A Long and Winding Road

- by Bruce E. McKinney

A notice to horse thieves


In purchasing it I was expecting a volume bound in the same manner as the Poughkeepsie Telegraphs. I was in for a surprise. This volume was interleaved, the weekly issues separated with heavy paper. They came to me in the same pristine condition they would have been in on the day they were printed.

The wonderful, highly protected form has since allowed me to read the papers, probably more thoroughly than they were in their own day. They were of course printed on hand presses, first on one side and then the other. The press bed must have been very large for issues were a single sheet 26 x 20.75” quarter folded.

As to what I've already gleaned, slavery was a continuing business and Parclete Potter played some role in it. Here are some advertisements:

For Sale. A Negro Boy aged 19 years, an excellent cook, and good gardener - Enquire at the printer. March 10, 1810

For Sale. A healthy. Strong & industrious Black Girl, between 16 and 17 years of age. Enquire at the printer.

Ten Dollars Reward. Ran away from the fubfiber on Wednesday morning, a black man named Amos about twenty one years of age, five feet nine or ten inches high, front built and pretty black. Had on when he went away a pair of homespun striped tow trowfers, veft and a blackhat. Said Amos was brought up by Jacob Evertson Esq, late of Pleasant Valley, deceased, and since his death has been owned by Mr. Lewis of Gofhen. Said Amos is very fond of singing and dancing. John Pearsall, Clinton. Sept. 10

Slavery is rarely discussed as part of the history of the Hudson Valley but it is part of its history. Random advertisements do not tell a complete story but they tell us there is a story to be learned.
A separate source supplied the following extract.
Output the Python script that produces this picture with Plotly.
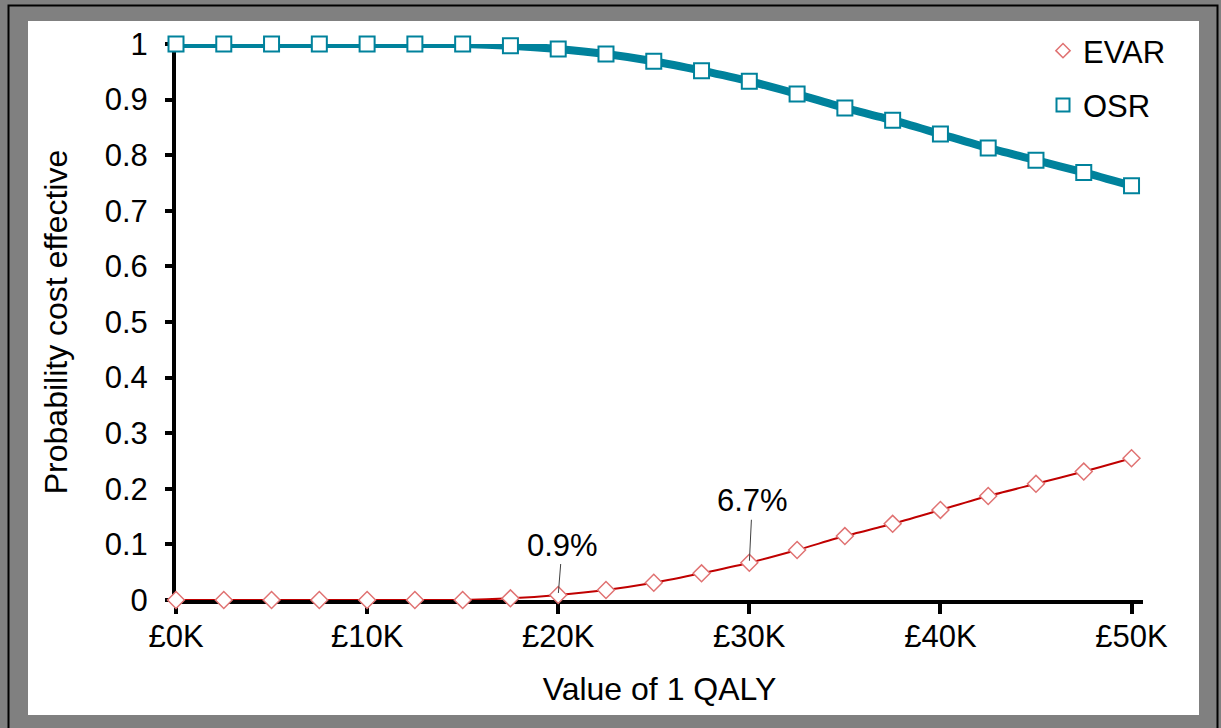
import plotly.graph_objects as go

# Willingness to pay per QALY (GBP)
wtp = [0, 2500, 5000, 7500, 10000, 12500, 15000, 17500, 20000, 22500, 25000,
       27500, 30000, 32500, 35000, 37500, 40000, 42500, 45000, 47500, 50000]

# Probability cost effective
osr = [1.0, 1.0, 1.0, 1.0, 1.0, 1.0, 1.0, 0.997, 0.991, 0.982, 0.969,
       0.952, 0.933, 0.910, 0.885, 0.863, 0.838, 0.813, 0.791, 0.769, 0.745]
evar = [0.0, 0.0, 0.0, 0.0, 0.0, 0.0, 0.0, 0.003, 0.009, 0.018, 0.031,
        0.048, 0.067, 0.090, 0.115, 0.137, 0.162, 0.187, 0.209, 0.231, 0.255]

x_ticks = [0, 10000, 20000, 30000, 40000, 50000]
x_labels = ["£0K", "£10K", "£20K", "£30K", "£40K", "£50K"]
y_ticks = [0, 0.1, 0.2, 0.3, 0.4, 0.5, 0.6, 0.7, 0.8, 0.9, 1]
y_labels = ["0", "0.1", "0.2", "0.3", "0.4", "0.5", "0.6", "0.7", "0.8", "0.9", "1"]

callouts = [(20000, 0.009, "0.9%", 4, -50), (30000, 0.067, "6.7%", 3, -62)]

TEAL = "#00829C"
RED = "#C00000"
PINK = "#E07272"
FONT = "Liberation Sans, Arial, sans-serif"

fig = go.Figure()

fig.add_trace(go.Scatter(
    x=wtp, y=osr, mode="lines+markers", name="OSR", showlegend=False,
    line=dict(color=TEAL, width=8, shape="spline", smoothing=0.6),
    marker=dict(symbol="square", size=15, color="white", line=dict(color=TEAL, width=2)),
    cliponaxis=False,
))
fig.add_trace(go.Scatter(
    x=wtp, y=evar, mode="lines+markers", name="EVAR", showlegend=False,
    line=dict(color=RED, width=2, shape="spline", smoothing=0.6),
    marker=dict(symbol="diamond", size=13, color="white", line=dict(color=PINK, width=1.5)),
    cliponaxis=False,
))

# legend entries show only the marker
fig.add_trace(go.Scatter(
    x=[None], y=[None], mode="markers", name="EVAR", legendgroup="a",
    marker=dict(symbol="diamond", size=11, color="white", line=dict(color=PINK, width=1.5)),
))
fig.add_trace(go.Scatter(
    x=[None], y=[None], mode="markers", name="OSR", legendgroup="b",
    marker=dict(symbol="square", size=13, color="white", line=dict(color=TEAL, width=2)),
))

for cx, cy, txt, ax, ay in callouts:
    fig.add_annotation(
        x=cx, y=cy, text=txt, showarrow=True, arrowhead=0, arrowwidth=1,
        arrowcolor="#404040", ax=ax, ay=ay, standoff=2,
        font=dict(family=FONT, size=31, color="black"),
    )

# outer frame: grey page, white card, thin black border
L, R, T, B = 176, 1143, 44, 600


def px(v):
    return (v - L) / (R - L)


def py(v):
    return (B - v) / (B - T)


fig.add_shape(type="rect", xref="paper", yref="paper", layer="below",
              x0=px(8.5), x1=px(1217.5), y0=py(760), y1=py(5.5),
              line=dict(color="black", width=2), fillcolor="#808080")
fig.add_shape(type="rect", xref="paper", yref="paper", layer="below",
              x0=px(28), x1=px(1199), y0=py(715), y1=py(21),
              line=dict(width=0), fillcolor="white")

fig.update_layout(
    width=1221, height=728,
    margin=dict(l=L, r=1221 - R, t=T, b=728 - B),
    paper_bgcolor="#808080", plot_bgcolor="white",
    font=dict(family=FONT, size=31, color="black"),
    legend=dict(x=px(1043), y=py(24), xanchor="left", yanchor="top",
                bgcolor="rgba(0,0,0,0)", tracegroupgap=11,
                font=dict(size=31), itemwidth=30),
)

fig.update_xaxes(
    range=[0, 50600], tickvals=x_ticks, ticktext=x_labels,
    showgrid=False, zeroline=False, showline=True, linecolor="black", linewidth=4,
    ticks="outside", ticklen=10, tickwidth=4, tickcolor="black",
    ticklabelstandoff=-4, layer="below traces",
    title=dict(text="Value of 1 QALY", standoff=25, font=dict(size=32)),
)
fig.update_yaxes(
    range=[0, 1], tickvals=y_ticks, ticktext=y_labels,
    showgrid=False, zeroline=False, showline=True, linecolor="black", linewidth=4,
    ticks="outside", ticklen=7, tickwidth=4, tickcolor="black",
    ticklabelstandoff=11, layer="below traces",
    title=dict(text="Probability cost effective", standoff=28, font=dict(size=32)),
)

fig.write_html(
    "out.html",
    config={"displayModeBar": False},
    post_script="document.body.style.margin='0';document.body.style.background='#808080';",
)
I have also looked in the various issues for evidence that Robert Fulton, who patented his steamboat design in 1809, might have stopped in Poughkeepsie in 1810. I haven't found such evidence yet. There is ample evidence of sailing on the Hudson and that, at least in 1810, the river was clear enough of ice to announce in late March:

Fast Sailing Sloops – Mary & Driver in the care of Capt. John C. VanValkenburgh and William T. Belden, will sail the ensuing season as usual from the landing of Geo. P. Oakley & Co. The strict attention to business and the excellent accommodations for passengers on board of these vessels is their best recommendation to the patronage of the public.
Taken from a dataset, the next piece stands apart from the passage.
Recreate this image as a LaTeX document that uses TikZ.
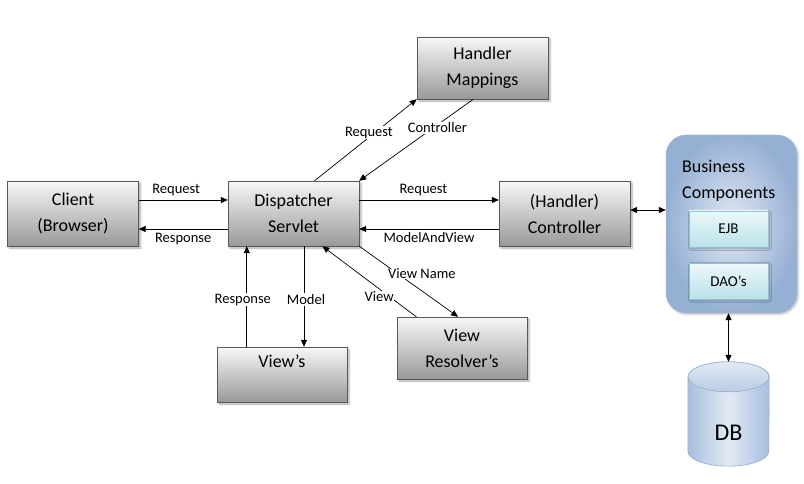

There is of course much more. The large pages are densely packed with type, much of it carried over from week to week. The type is small and the pages large so it's necessary to stand over the volume to read it. I'll probably return to it every week to read another issue. In its day, its readers would have bent the paper over, held it to the light and tossed the once-read paper into the fire. Two hundred years later it has become a precious, slender thread to the reality of Poughkeepsie in 1810. As a collector it's a privilege to own such material.